The emphasis on materiality leads to a pedagogical aside. By focusing on an empirical ground truth, e.g. the state of an image on the screen, a student can grasp that declarative frameworks, drawing abstractions (`drawCircle`), or imperative access on arrays of data are simply paradigms to provide ergonomic access to something beneath. This insight implicitly teaches what a "good" abstraction is: it allows you to do work. This is in contrast to the approach I encountered at school, of function decomposition, or avoiding repeated work, which make the design of computer software seem like a neurotic chore.

For the layman to build their own Folk Interfaces, jigs to wield the media they care about, we must offer simple primitives. A designer in Blender thinks in terms of lighting, camera movements, and materials. An editor in Premiere, in sequences, transitions, titles, and colors. Critically, this is different from automating existing patterns, e.g. making it easy to create a website, simulate the visuals of film photography, or 3D-scan one's room. Instead, it's about building a playground in which those novel computational artifacts can be tinkered with and composed, via a grammar native to their own domain, to produce the fruits of the users' own vision.

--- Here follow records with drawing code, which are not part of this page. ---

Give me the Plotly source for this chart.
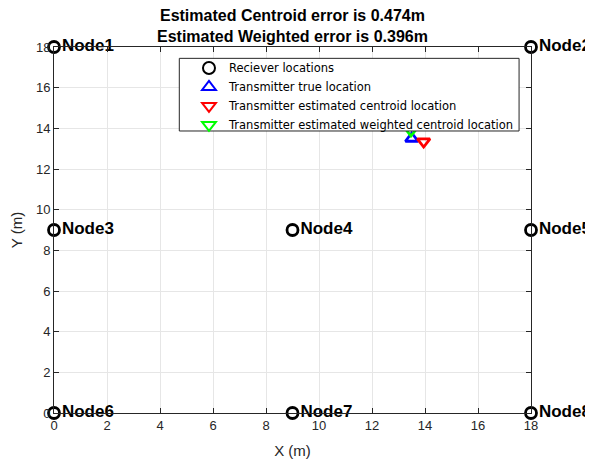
import plotly.graph_objects as go

node_names = ["Node1", "Node2", "Node3", "Node4", "Node5", "Node6", "Node7", "Node8"]
node_x = [0, 18, 0, 9, 18, 0, 9, 18]
node_y = [18, 18, 9, 9, 9, 0, 0, 0]

true_x = [13.5]
true_y = [13.5]
cent_x = [13.95]
cent_y = [13.35]
wcent_x = [13.47]
wcent_y = [13.89]

title_lines = ["Estimated Centroid error is 0.474m", "Estimated Weighted error is 0.396m"]
tick_vals = list(range(0, 19, 2))

FONT = "Liberation Sans, Arial"

fig = go.Figure()
fig.add_trace(go.Scatter(
    x=node_x, y=node_y, mode="markers+text", name="Reciever locations",
    text=node_names, textposition="middle right",
    textfont=dict(family=FONT, size=17, color="black", weight="bold"),
    marker=dict(symbol="circle-open", size=11, color="black", line=dict(width=2.8)),
    cliponaxis=False,
))
fig.add_trace(go.Scatter(
    x=true_x, y=true_y, mode="markers", name="Transmitter true location",
    marker=dict(symbol="triangle-up-open", size=11, color="blue", line=dict(width=2.8)),
    cliponaxis=False,
))
fig.add_trace(go.Scatter(
    x=cent_x, y=cent_y, mode="markers", name="Transmitter estimated centroid location",
    marker=dict(symbol="triangle-down-open", size=11, color="red", line=dict(width=2.8)),
    cliponaxis=False,
))
fig.add_trace(go.Scatter(
    x=wcent_x, y=wcent_y, mode="markers", name="Transmitter estimated weighted centroid location",
    marker=dict(symbol="triangle-down-open", size=11, color="#00ff00", line=dict(width=2.8)),
    cliponaxis=False,
))

axis_common = dict(
    tickvals=tick_vals, showgrid=True, gridcolor="#e6e6e6", gridwidth=1,
    zeroline=False, showline=True, linecolor="#262626", linewidth=1, mirror="ticks",
    ticks="inside", ticklen=5, tickcolor="#262626", automargin=False,
    tickfont=dict(family=FONT, size=13, color="#262626"),
)

fig.update_layout(
    width=593, height=462,
    paper_bgcolor="white", plot_bgcolor="white",
    margin=dict(l=46, r=70, t=39, b=57),
    annotations=[dict(
        text="<br>".join(title_lines), x=0.5, xref="paper", y=1, yref="paper",
        xanchor="center", yanchor="bottom", yshift=0, showarrow=False,
        font=dict(family=FONT, size=16, color="black", weight="bold"),
    )],
    shapes=[dict(
        type="rect", xref="paper", yref="paper",
        x0=0.2627, x1=0.975, y0=0.7705, y1=0.969,
        fillcolor="white", line=dict(color="#262626", width=1), layer="above",
    )],
    xaxis=dict(range=[0, 18], title=dict(text="X (m)", standoff=13,
               font=dict(family=FONT, size=15, color="#262626")), **axis_common),
    yaxis=dict(range=[0, 18], title=dict(text="Y (m)", standoff=10,
               font=dict(family=FONT, size=15, color="#262626")), **axis_common),
    legend=dict(
        x=0.283, y=0.8648, xanchor="left", yanchor="middle",
        borderwidth=0, bgcolor="rgba(0,0,0,0)",
        font=dict(family="DejaVu Sans", size=11.5, color="black"),
        tracegroupgap=0, itemsizing="constant",
    ),
    showlegend=True,
)

fig.write_html("out.html")
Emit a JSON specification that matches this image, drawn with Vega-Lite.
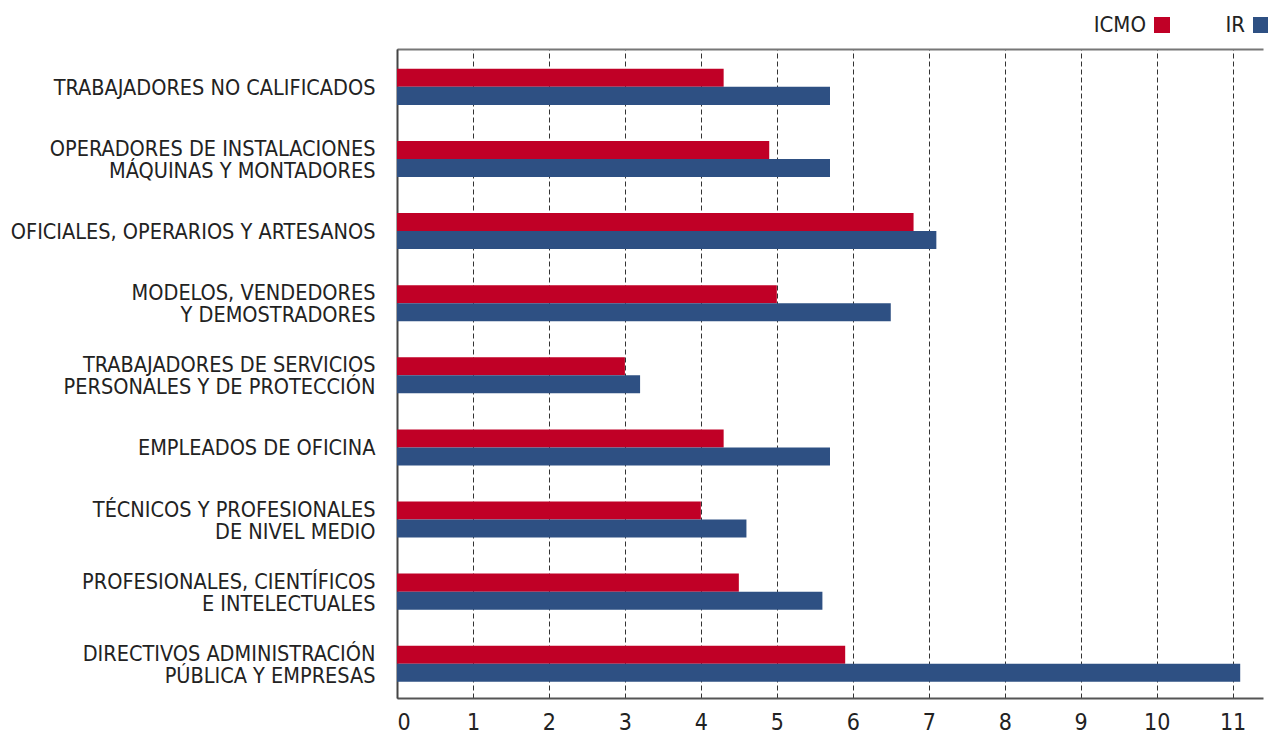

The goal of the computational tool-maker then is not to teach the layman about recursion, abstraction, or composition, but to provide meaningful primitives (i.e. a system) with which the user can do real work. End-user programming is a red herring: We need to focus on materiality, what some disparage as mere "side effects." The goal is to enable others to feel the agency and power that comes when the world ceases to be immutable.

Thanks to Chris Beiser, Omar Rizwan, and Rob Ochshorn for their provocations and feedback.

[1] There's a consensus around some friends who work on ML for VFX that the quality of the data often matters more than the quantity. It's Karpathy's first step.

[2] In contrast, Illich writes about the hubris of engineers aiming to get higher speeds of transportation, without realizing that they are usurping the commons into a highway with an entrance fee. I can't help but wonder if a similar process is happening with the software community's emphasis on frameworks and best practices, the industrial mode of production manifest in code.